### Raw data
****************************************
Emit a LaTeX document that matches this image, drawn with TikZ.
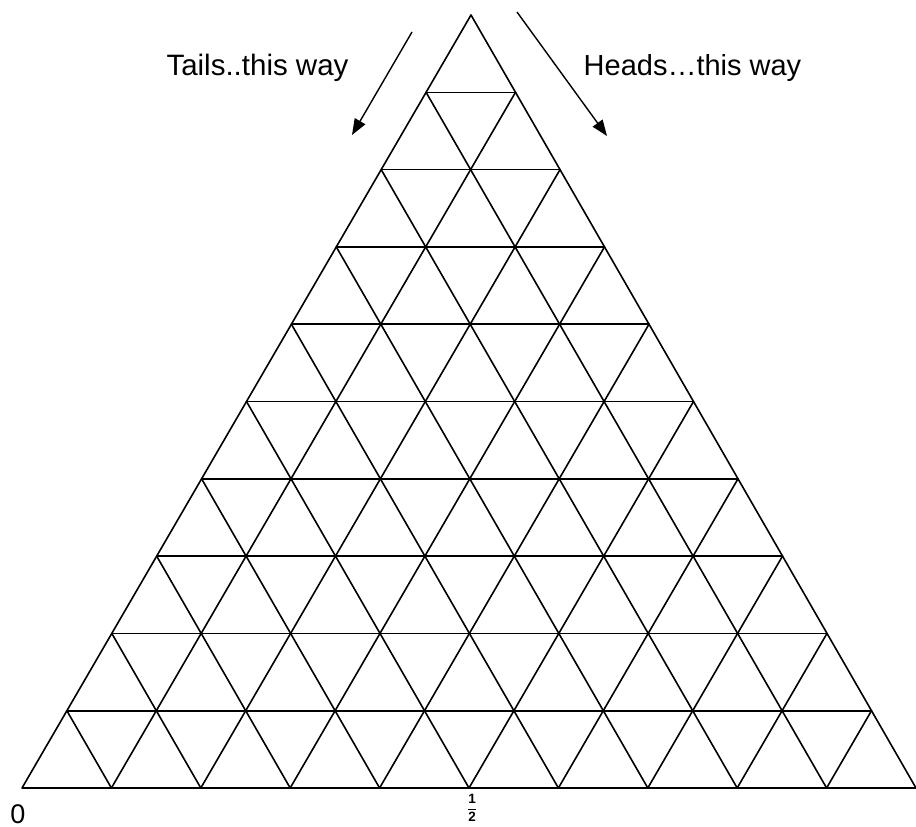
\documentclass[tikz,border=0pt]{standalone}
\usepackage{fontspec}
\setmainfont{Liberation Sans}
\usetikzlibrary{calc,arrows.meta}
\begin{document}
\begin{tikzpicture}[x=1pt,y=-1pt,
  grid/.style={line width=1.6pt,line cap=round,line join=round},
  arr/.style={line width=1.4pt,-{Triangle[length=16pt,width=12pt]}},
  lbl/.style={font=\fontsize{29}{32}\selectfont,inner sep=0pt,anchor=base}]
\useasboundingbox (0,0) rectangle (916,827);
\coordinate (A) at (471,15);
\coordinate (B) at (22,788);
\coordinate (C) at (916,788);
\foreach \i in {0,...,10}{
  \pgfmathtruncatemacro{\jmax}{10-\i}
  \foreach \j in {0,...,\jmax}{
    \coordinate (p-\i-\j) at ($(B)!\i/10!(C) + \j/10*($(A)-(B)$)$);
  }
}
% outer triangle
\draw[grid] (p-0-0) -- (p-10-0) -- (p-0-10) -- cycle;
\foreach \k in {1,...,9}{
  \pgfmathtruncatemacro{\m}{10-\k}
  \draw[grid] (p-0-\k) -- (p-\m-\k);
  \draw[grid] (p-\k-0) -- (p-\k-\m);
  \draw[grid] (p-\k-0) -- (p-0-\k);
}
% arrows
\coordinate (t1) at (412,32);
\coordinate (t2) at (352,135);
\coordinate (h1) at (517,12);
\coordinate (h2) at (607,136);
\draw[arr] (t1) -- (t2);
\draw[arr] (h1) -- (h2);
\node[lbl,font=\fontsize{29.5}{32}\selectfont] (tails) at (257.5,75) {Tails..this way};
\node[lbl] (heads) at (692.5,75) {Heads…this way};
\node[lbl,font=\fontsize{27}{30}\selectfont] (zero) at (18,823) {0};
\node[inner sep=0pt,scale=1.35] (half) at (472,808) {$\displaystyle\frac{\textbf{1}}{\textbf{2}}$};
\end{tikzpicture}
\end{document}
****************************************
### Set exercise
Set down all the data again exactly as above, pictures excluded.

### Correct result
Emit a LaTeX document that matches this image, drawn with TikZ.
\documentclass[tikz,border=0pt]{standalone}
\usepackage{fontspec}
\setmainfont{Liberation Sans}
\usetikzlibrary{calc,arrows.meta}
\begin{document}
\begin{tikzpicture}[x=1pt,y=-1pt,
  grid/.style={line width=1.6pt,line cap=round,line join=round},
  arr/.style={line width=1.4pt,-{Triangle[length=16pt,width=12pt]}},
  lbl/.style={font=\fontsize{29}{32}\selectfont,inner sep=0pt,anchor=base}]
\useasboundingbox (0,0) rectangle (916,827);
\coordinate (A) at (471,15);
\coordinate (B) at (22,788);
\coordinate (C) at (916,788);
\foreach \i in {0,...,10}{
  \pgfmathtruncatemacro{\jmax}{10-\i}
  \foreach \j in {0,...,\jmax}{
    \coordinate (p-\i-\j) at ($(B)!\i/10!(C) + \j/10*($(A)-(B)$)$);
  }
}
% outer triangle
\draw[grid] (p-0-0) -- (p-10-0) -- (p-0-10) -- cycle;
\foreach \k in {1,...,9}{
  \pgfmathtruncatemacro{\m}{10-\k}
  \draw[grid] (p-0-\k) -- (p-\m-\k);
  \draw[grid] (p-\k-0) -- (p-\k-\m);
  \draw[grid] (p-\k-0) -- (p-0-\k);
}
% arrows
\coordinate (t1) at (412,32);
\coordinate (t2) at (352,135);
\coordinate (h1) at (517,12);
\coordinate (h2) at (607,136);
\draw[arr] (t1) -- (t2);
\draw[arr] (h1) -- (h2);
\node[lbl,font=\fontsize{29.5}{32}\selectfont] (tails) at (257.5,75) {Tails..this way};
\node[lbl] (heads) at (692.5,75) {Heads…this way};
\node[lbl,font=\fontsize{27}{30}\selectfont] (zero) at (18,823) {0};
\node[inner sep=0pt,scale=1.35] (half) at (472,808) {$\displaystyle\frac{\textbf{1}}{\textbf{2}}$};
\end{tikzpicture}
\end{document}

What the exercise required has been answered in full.